Is there something to be learned from public utterances of our sporting heroes, their coaches and the administrators?
Let's find out.
Five feisty quotes from Andrew Strauss, Rahul Dravid, Alec Stewart, Farooq Abdullah and Andy Flower.
From the tennis world, we have Li Na and Andre Agassi making waves with their pearls of wisdom.
What our heroes said, what they really meant and what they definitely did not.
What he said: "No one has a God-given right to play in the XI.”
Andrew Strauss is faced with a problem of plenty for the first test against India at Lords.
What he really meant: “The starting XI is to be the best form players of the moment. A place in the XI has to be earned, it’s no gift.”
What he definitely didn’t add: “Not even me.”
What he said: “We are still getting used to his sense of humour. But he has got one—a very good one when you get to know him.”
Rahul Dravid and the rest of his buddies in the Indian squad are getting to know the Indian coach, Duncan Fletcher, better, beginning with his sense of humour.
What he really meant: “Fletcher’s sense of humour is growing on us. It’s like sushi—an acquired taste.”
What he definitely didn’t: “Fletcher’s a stand-up comedian.”
What he said: “Politicians have keys to open doors which others do not have.”
Dr. Farooq Abdullah is sanguine about the role of politicians in sports administration. Abdullah has headed the Jammu & Kashmir Cricket Association (JKCA) for over 30 years. He was quoted responding to media queries following Dilip Vengsarkar’s loss in the Mumbai Cricket Association (MCA) elections.
What he really meant: “Yeh hai India, meri jaan, where politicians feel it’s their birthright to have their fingers in every pie.”
What he definitely didn’t: “Dilip would make a wonderful chief minister.”
What he said: “So his job is not to rough up the opposition. It is not to be this ridiculous enforcer.”
Andy Flower feels Stuart Broad should reinvent himself for the series against India. He ought to be more than just a bounder who bounces out the opposition.
What he really meant: “Enforcer? What kind of trash talk is that? Cricket is a gentleman’s game.”
What he definitely didn’t: “'Stuart the Enforcer’ had a great ring to it.”
What he said: "What a joke team. No Viv Richards, Gary Sobers, Malcolm Marshall, to name but three."
Alec Stewart cannot but scoff at the notion of an ICC Greatest Team that omits Gary Sobers, Malcolm Marshall and Sir Isaac Vivian Alexander Richards. The team was chosen via online polling.
What he really meant: “Man, if I were to choose an all-greats team second to this, my team would triumph.”
What he definitely didn’t: “Stuff it, guys.”
What she said: “My ultimate goal is to become a housewife.”
Li Na is not burdened by public expectations and will feel content if she fulfils her ultimate goal of being a housewife.
What she really meant: “Now, that my husband’s not my coach, maybe it’s time I was a good wife to him.”
What she definitely didn’t: “How do you like my house-hubby?”
What he said: "They know already what it took me decades to find out: to shine in secret, and to give when there’s no one applauding.
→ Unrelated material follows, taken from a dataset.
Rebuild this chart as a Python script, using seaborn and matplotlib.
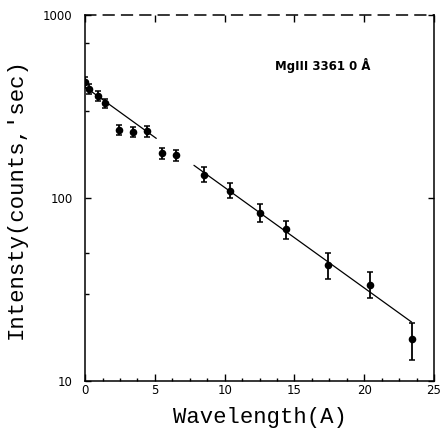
import numpy as np
import matplotlib
matplotlib.use("Agg")
import matplotlib.pyplot as plt
from matplotlib.ticker import FixedLocator, MultipleLocator, NullFormatter
import seaborn as sns

wavelength = [0.0, 0.3, 0.9, 1.4, 2.4, 3.4, 4.4, 5.5, 6.5, 8.5, 10.4, 12.5, 14.4, 17.4, 20.4, 23.4]
intensity = [430, 394, 361, 330, 235, 230, 232, 176, 172, 134, 109, 83, 68, 43, 33.5, 17]
err_low = [30, 25, 22, 20, 15, 15, 15, 12, 12, 12, 9, 9, 8, 7, 5, 4]
err_high = [30, 25, 22, 20, 15, 15, 15, 12, 12, 13.5, 12, 10, 7, 7, 6, 3.8]

# fitted line (broken around the 5-8 A points as in the original)
fit_x = [0.0, 5.1, np.nan, 7.8, 23.4]
fit_y = [405, 212, np.nan, 151, 21]

x_ticks = [0, 5, 10, 15, 20, 25]
y_ticks = [10, 100, 1000]
y_minor = [30, 50, 300, 700]
line_label = "MgIII 3361 0 Å"

sns.set_style("ticks")
plt.rcParams['font.family'] = ['DejaVu Sans']
plt.rcParams['text.color'] = 'black'
plt.rcParams['axes.labelcolor'] = 'black'
plt.rcParams['xtick.color'] = 'black'
plt.rcParams['ytick.color'] = 'black'

fig = plt.figure(figsize=(4.41, 4.32), dpi=100)
ax = fig.add_axes([0.193, 0.118, 0.791, 0.847])

ax.plot(fit_x, fit_y, color='black', lw=0.9)
ax.errorbar(wavelength, intensity, yerr=[err_low, err_high], fmt='none',
            ecolor='black', elinewidth=1.3, capsize=2.5, capthick=1.1)
sns.scatterplot(x=wavelength, y=intensity, color='black', s=30,
                edgecolor='black', linewidth=0, ax=ax, zorder=3)

ax.set_yscale('log')
ax.set_xlim(0, 25)
ax.set_ylim(10, 1000)

ax.xaxis.set_major_locator(FixedLocator(x_ticks))
ax.xaxis.set_minor_locator(MultipleLocator(1.25))
ax.yaxis.set_major_locator(FixedLocator(y_ticks))
ax.yaxis.set_minor_locator(FixedLocator(y_minor))
ax.yaxis.set_minor_formatter(NullFormatter())
ax.set_yticklabels([str(v) for v in y_ticks])

ax.tick_params(axis='x', which='major', direction='in', length=5, width=1,
               top=True, labelsize=8.5, pad=2)
ax.tick_params(axis='x', which='minor', direction='in', length=2.5, width=1,
               top=False)
ax.tick_params(axis='y', which='major', direction='in', length=4, width=1,
               right=True, labelsize=8.5, pad=9)
ax.tick_params(axis='y', which='minor', direction='in', length=3, width=1,
               right=False)

for side in ['left', 'right', 'bottom', 'top']:
    ax.spines[side].set_visible(True)
    ax.spines[side].set_linewidth(1.1)
    ax.spines[side].set_color('black')
ax.spines['top'].set_linestyle((0, (7, 5)))

ax.text(13.6, 533, line_label, fontsize=8.5, fontweight='bold', va='center')

ax.set_xlabel("Wavelength(A)", fontsize=16, family='Liberation Mono', labelpad=7)
ax.set_ylabel("Intensty(counts,'sec)", fontsize=16, family='Liberation Mono', labelpad=12)

fig.savefig('out.png', dpi=100, facecolor='white')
It’s not to late to be inspired. It’s not too late to change. It’s not too late."
Andre Agassi points out the needy children he built a school for need no lessons in life from him. They know the importance of doing their best with or without an audience.
What he really meant: “There’s much to learn outside the tennis court. And in the strangest places.”
What he definitely didn’t: “Read Open to discover more such gems.”
What he said: "I fell in love with tennis far too late in my life, but the reason I have everything I hold dear is because tennis has loved me back."
Andre Agassi admits he was not always pleased with having to grind his way on the tennis circuit. He learnt to love the game as he grew older.
What he really meant: “Tennis and Steffi (Graf) loved me back, man. They sure did.”
What he definitely didn’t: “Haven’t you read Open yet?”